Justice League of America issue 8: “The Lightning Saga”, Chapter 1 by Brad Meltzer (writer), Shane Davis (penciller), Matt Banning (inker), Rob Leigh (letterer), Alex Sinclair (colourist) and Eddie Berganza (editor), cover by Michael Turner and Peter Steigerwald, DC Comics, June 2007, 23 pages of strip, US$2.99
Justice Society of America issue 5: “The Lightning Saga”, Chapter 2 by Geoff Johns (writer), Fernando Pasarin (artist), Jeromy Cox (colourist), Rob Leigh (letterer) and Eddie Berganza (editor), cover by Alex Ross, DC Comics, June 2007, 22 pages of strip, US$2.99
Here are two types of fan-fiction.
For Brad Meltzer, super-heroes are his imaginary friends. He wants to hang out at their clubhouse, playing games. They can call him “Brad”, and he can call them “Bruce” and “Clark” and “Hal”. Grudgingly, he fits in a few shards of plot. But his heart’s not in it.
Penciller Shane Davis seems to have learned to draw entirely from other comics and from copying photos in lad mags. Either he or inker Matt Banning has a bad infestation of early 1990s Image comics random hatching. Davis has an odd predilection for showing chests talking to each other.

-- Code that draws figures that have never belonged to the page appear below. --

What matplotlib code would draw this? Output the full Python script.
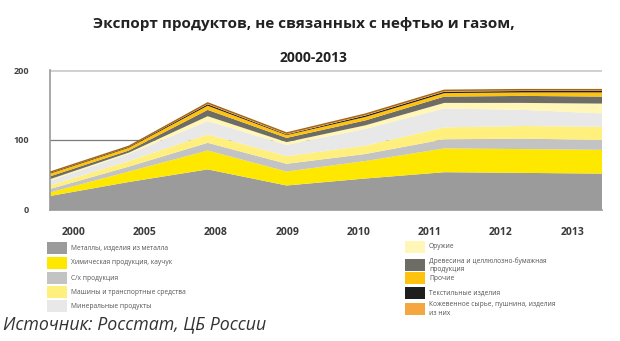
import numpy as np
import matplotlib
import matplotlib.pyplot as plt
from matplotlib.patches import Rectangle
matplotlib.use('Agg')

plt.rcParams['font.family'] = ['Open Sans', 'DejaVu Sans']

years = ['2000', '2005', '2008', '2009', '2010', '2011', '2012', '2013']

# экспорт по группам товаров, млрд долл.
metals = [20, 40, 58, 35, 45, 54, 53, 52]
chemicals = [5, 15, 27, 20, 25, 34, 34, 34]
agro = [5, 7, 11, 11, 10, 13, 15, 14]
machinery = [5, 8, 12, 11, 12, 17, 18, 19]
minerals = [7, 10, 19, 16, 24, 27, 23, 19]
weapons = [2, 2, 7, 4, 5, 8, 10, 14]
wood = [4, 3, 9, 6, 7, 9, 10, 10]
other = [4, 4, 6, 4, 5, 5, 5, 6]
textile = [1, 1, 2, 1, 2, 2, 2, 2]
leather = [1, 1, 2, 2, 2, 2, 2, 2]

names = [
    'Металлы, изделия из металла',
    'Химическая продукция, каучук',
    'С/х продукция',
    'Машины и транспортные средства',
    'Минеральные продукты',
    'Оружие',
    'Древесина и целлюлозно-бумажная\nпродукция',
    'Прочие',
    'Текстильные изделия',
    'Кожевенное сырье, пушнина, изделия\nиз них',
]
colors = [
    '#9b9b9b', '#ffe800', '#c3c3c3', '#fff07e', '#e8e8e8',
    '#fff6b8', '#6d6d66', '#ffc20e', '#1e1e1e', '#f4a640',
]

fig = plt.figure(figsize=(6.2, 3.41), dpi=100)
ax = fig.add_axes([0.0806, 0.3842, 0.8904, 0.4105])

x = np.arange(len(years))
ax.set_axisbelow(True)
ax.yaxis.grid(True, color='#7a7a7a', linewidth=0.9)
ax.stackplot(
    x, metals, chemicals, agro, machinery, minerals, weapons, wood,
    other, textile, leather, colors=colors, linewidth=0, zorder=2
)
total = np.sum([metals, chemicals, agro, machinery, minerals, weapons,
                wood, other, textile, leather], axis=0)
ax.plot(x, total, color='#a0661a', linewidth=1.0, zorder=3)

ax.set_xlim(0, len(years) - 1)
ax.set_ylim(0, 200)
ax.set_yticks([0, 100, 200])
ax.set_yticklabels(['0', '100', '200'], fontsize=6.5, fontweight='bold',
                   color='#444444')
ax.set_xticks(np.linspace(0.3, 6.62, len(years)))
ax.set_xticklabels(years, fontsize=7.5, fontweight='bold', color='#3a3a3a')
ax.tick_params(length=0, pad=12)
ax.tick_params(axis='y', pad=15)
for side in ['top', 'right']:
    ax.spines[side].set_visible(False)
for side in ['left', 'bottom']:
    ax.spines[side].set_color('#9a9a9a')
    ax.spines[side].set_linewidth(1.2)
ax.axhline(200, color='#cfcfcf', linewidth=2, zorder=1)

fig.text(0.49, 0.93, 'Экспорт продуктов, не связанных с нефтью и газом,',
         ha='center', va='center', fontsize=11, fontweight='bold',
         color='#222222')
fig.text(0.505, 0.83, '2000-2013', ha='center', va='center', fontsize=10,
         fontweight='bold', color='#222222')

# легенда в две колонки
left_rows = [248, 263, 278, 292, 306]
right_rows = [247, 265, 278, 293, 309]
W, H = 620, 341
for i, (name, col) in enumerate(zip(names, colors)):
    if i < 5:
        sx, cy = 47, left_rows[i]
    else:
        sx, cy = 405, right_rows[i - 5]
    fig.add_artist(Rectangle((sx / W, 1 - (cy + 6) / H), 20 / W, 12 / H,
                             transform=fig.transFigure, color=col,
                             linewidth=0))
    fig.text((sx + 24) / W, 1 - cy / H, name, ha='left', va='center',
             fontsize=4.8, color='#555555', linespacing=1.3)

fig.text(3 / W, 1 - 324 / H, 'Источник: Росстат, ЦБ России', ha='left',
         va='center', fontsize=12.8, style='italic', color='#333333')

fig.savefig('out.png', dpi=100)
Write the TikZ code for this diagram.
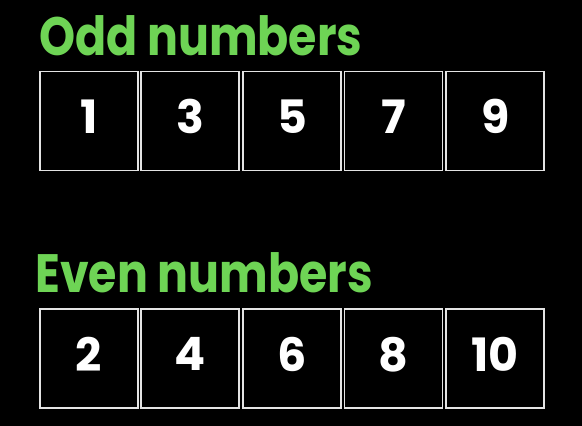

The art often fails to tell the story clearly. For example, it took me a couple of reads to work out what was going on here.
I think that Black Lightning has zapped Karate Kid from behind while Batman distracts him. So shouldn’t there have been a lightning zap in the second panel? This isn’t a development where subtlety and mystery are appropriate.
In places, Meltzer and Davis bring out the worst in each other. Here on the final page, we not only have Davis’s peculiar idea of how women in authority should look, we have Meltzer's belief that “splitting into teams” is a suitably dramatic close to his chapter of the story.
That story picks up again in Justice Society of America issue 5. Not that DC wants you to know that. There is no indication on the cover, or at the start of the story inside (the credits appear at the bottom of the last page).
Geoff Johns is a different sort of fan. You can picture him holding a comic in one hand while frantically making notes with the other about the “facts” the issue contains. He seems determined that the school notebooks he filled with screeds of information about the Legion of Super-Heroes in the 1970s and 1980s should not go to waste. Now, it is in the nature of the DC Universe these days that writers have to make choices about which versions of past continuity to adhere to. But it is foolish to draw attention to this unavoidable weakness, and downright perverse to base your whole story on asserting your preferred version of continuity over all the others. Johns is interested in exerting control over an imagined world more than in telling stories that can stand up on their own. Fortunately, he includes rather more incident than Meltzer does, and his dialogue is not so jarringly out-of-character.
Fernando Pasarin’s art is attractive. His figure work is a little stiff, and musculatures too geometrical and over-defined, but his characters have realistic expressions and proportions. His layouts are clean and easily followed, and he copes well with a potentially-confusing fight scene involving multiple versions of Batman.
I bought these two comics mainly out of nostalgia. It was a JLA/JSA team-up that got me started reading super-hero stories. But these comics don’t even satisfy me as a nostalgic fan, so caught up are they in pleasing their writers above all else. I feel like a child who has arrived at a play group to find that the supervisors are hogging the toys for themselves. And this is my tantrum.